Several Black and Jewish people not only faced the antisemitic ripple that began to seep throughout Twitter but a flaw within the Jewish mainstream community: the lack of protection some give to Black Jews when faced with anti-blackness or bigoted positions from within the community itself. Social media accounts claiming to be the bastions of demolishing antisemitism are known within the Jewish mainstream community to target those who do not fit a certain vision of British Jewry. This can include Black British Jews particularly those with socialist principles. As with @ukBLM, the absent intervention of Jewish institutions and leading voices led me to question whether my Black and Jewish child will ever be safe in the Jewish community whilst those in prominent positions stay silent or support similar social media accounts. It questioned whether, as a Black Jew, #NoSafeSpaceForJewHate, included Black and Jewish hate too.
Making both Black and Jewish communities value and feel safe for Black Jews requires them to take some form of intersectional approach to responding to systemic and online racism. The work of Seyi Akiwowo and her company Glitch UK champions the need for tech accountability to be “intersectional and inclusive” and is a call to arms for counting those with intersecting identities in for all forms of anti-racist campaigns. Aside from who benefits from the status quo, they challenge all to think: who is part of the same community as me that is not in the room with me?
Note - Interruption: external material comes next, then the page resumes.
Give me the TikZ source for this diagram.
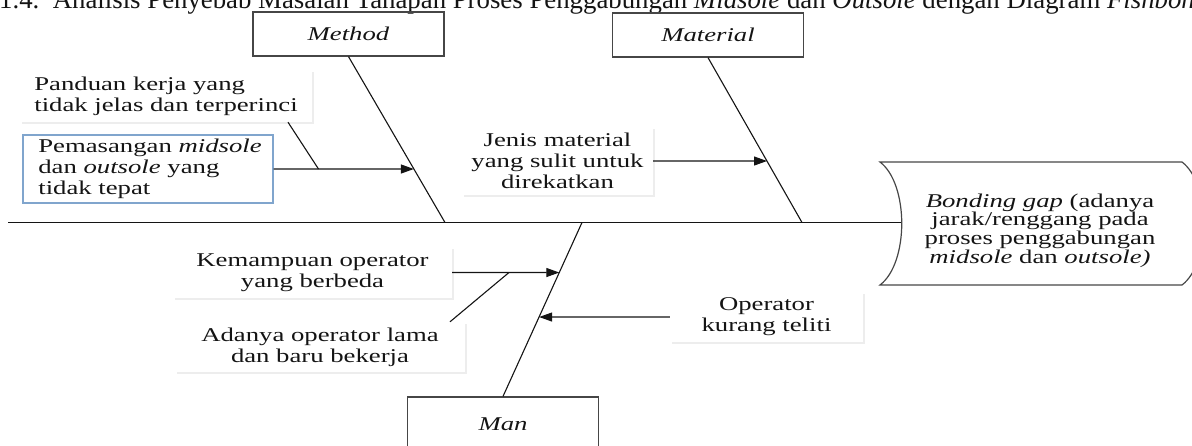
\documentclass[tikz,border=0pt]{standalone}
\usepackage{fontspec}
\setmainfont{Liberation Serif}
\newfontfamily\diagfont{Liberation Serif}[FakeStretch=1.37]
\usetikzlibrary{arrows.meta,calc,shadows}
\definecolor{ink}{RGB}{20,20,20}
\definecolor{boxline}{RGB}{70,70,70}
\definecolor{blueline}{RGB}{128,165,205}
\begin{document}
\begin{tikzpicture}[x=1pt,y=-1pt,
  dtext/.style={font=\diagfont\fontsize{19.5}{21}\selectfont, text=ink},
  catbox/.style={dtext, draw=boxline, line width=1.2pt, minimum width=191pt, minimum height=44pt, inner sep=0pt},
  causebox/.style={dtext, fill=white, inner sep=0pt, drop shadow={shadow xshift=1.5pt, shadow yshift=-2pt, opacity=0.14}},
  bone/.style={draw=ink, line width=1.1pt},
  outline/.style={draw=boxline, line width=1.2pt},
  arr/.style={bone, -{Triangle[length=13pt,width=9pt]}}
]
\useasboundingbox (0,0) rectangle (1192,445);
\clip (0,0) rectangle (1192,445);

% title (cut at top)
\node[anchor=base west, inner sep=0pt, font=\fontsize{26.8}{30}\selectfont, text=ink] (title) at (-1,8)
  {1.4.\hspace{0.5em}Analisis Penyebab Masalah Tahapan Proses Penggabungan \textit{Midsole} dan \textit{Outsole} dengan Diagram \textit{Fishbone}};

% category boxes
\node[catbox] (method) at (348.5,34) {\textit{Method}};
\node[catbox] (material) at (708,35) {\textit{Material}};
\node[catbox, minimum height=54pt] (man) at (503,424) {\textit{Man}};

% spine and bones
\coordinate (spL) at (8,222.5);
\coordinate (effL) at (902,222.5);
\draw[bone] (spL) -- (effL);
\coordinate (mB) at (445,222.5);
\coordinate (matB) at (802,222.5);
\coordinate (manB) at (582,222.5);
\draw[bone] (method.south) -- (mB);
\draw[bone] (material.south) -- (matB);
\draw[bone] (man.north) -- (manB);

% effect shape
\coordinate (eNW) at (880,162);
\coordinate (eNE) at (1182,162);
\coordinate (eSE) at (1182,285);
\coordinate (eSW) at (880,285);
\draw[outline] (eNW) -- (eNE) .. controls (1211,184) and (1211,263) .. (eSE) -- (eSW) .. controls (909,263) and (909,184) .. (eNW) -- cycle;
\node[dtext, align=center, inner sep=0pt, font=\diagfont\fontsize{19.5}{18.7}\selectfont] (effect) at (1040,230.5)
  {\textit{Bonding gap} (adanya\\jarak/renggang pada\\proses penggabungan\\\textit{midsole} dan \textit{outsole)}};

% cause boxes
\node[causebox, align=left, minimum width=292pt, minimum height=52pt] (pand) at (166,96)
  {Panduan kerja yang\\tidak jelas dan terperinci};
\node[dtext, draw=blueline, line width=1.2pt, fill=white, align=left, minimum width=250pt, minimum height=68pt, inner sep=0pt] (pem) at (148,169)
  {\hspace*{4pt}Pemasangan \textit{midsole}\\\hspace*{4pt}dan \textit{outsole} yang\\\hspace*{4pt}tidak tepat};
\node[causebox, align=center, minimum width=191pt, minimum height=68pt] (jenis) at (557.5,161)
  {Jenis material\\yang sulit untuk\\direkatkan};
\node[causebox, align=center, minimum width=279pt, minimum height=51pt] (kem) at (312.5,272.5)
  {Kemampuan operator\\yang berbeda};
\node[causebox, align=center, minimum width=290pt, minimum height=50pt] (adan) at (320,347)
  {Adanya operator lama\\dan baru bekerja};
\node[causebox, align=center, minimum width=193pt, minimum height=50pt] (oper) at (766.5,317)
  {Operator\\kurang teliti};

% method arrows
\coordinate (pemE) at (pem.east);
\coordinate (pemF) at ([xshift=400pt]pem.east);
\coordinate (mT) at (method.south);
\coordinate (mA) at (intersection of pemE--pemF and mT--mB);
\draw[arr] (pem.east) -- (mA);
\coordinate (pJ) at ($(pem.east)!0.32!(mA)$);
\draw[bone] ([xshift=122pt]pand.south) -- (pJ);

% material arrow
\coordinate (jE) at (jenis.east);
\coordinate (jF) at ([xshift=300pt]jenis.east);
\coordinate (matT) at (material.south);
\coordinate (matA) at (intersection of jE--jF and matT--matB);
\draw[arr] (jenis.east) -- (matA);

% man arrows
\coordinate (kE) at (kem.east);
\coordinate (kF) at ([xshift=300pt]kem.east);
\coordinate (manT) at (man.north);
\coordinate (manA) at (intersection of kE--kF and manT--manB);
\draw[arr] (kem.east) -- (manA);
\coordinate (aJ) at ($(kem.east)!0.53!(manA)$);
\draw[bone] ([xshift=130pt]adan.north) -- (aJ);
\coordinate (oW) at (oper.west);
\coordinate (oF) at ([xshift=-300pt]oper.west);
\coordinate (manC) at (intersection of oW--oF and manT--manB);
\draw[arr] (oper.west) -- (manC);
\end{tikzpicture}
\end{document}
Globally, Black Jews are on the frontlines of anti-black racism and antisemitism. There are many opportunities for these to be tackled together rather than apart. For example, education is crucial to the dissolution of racism and antisemitism. The absence of both Black British history before Windrush and British Jewish history before World War II needs to be rewired into education and the school curriculum. Colonisation and anti-Jewish behaviour dating back to the days of William the Conqueror is British history.
A unique number within the collective
Whilst Black Jews can be counted as part of the collective, it is important that our unique individuality counts. It is crucial that “Blews” count and are seen to count. It is my love for being Black, for being Jewish and my deep motherly love for my Blewish child and his future that summons my strength to be counted.
The harm sparked from both Black and Jewish communities breaks you down emotionally and spiritually and intensifies when both are in conflict. The legacy of these conflicts remain with you. Sometimes, I don’t want to be strong. Sometimes, I need others to be strong for me, my child and those who share a similar nexus to us.
Fundamentally, we are Black and Jewish. Show us how our lives and safety matter too. Count us in, not out.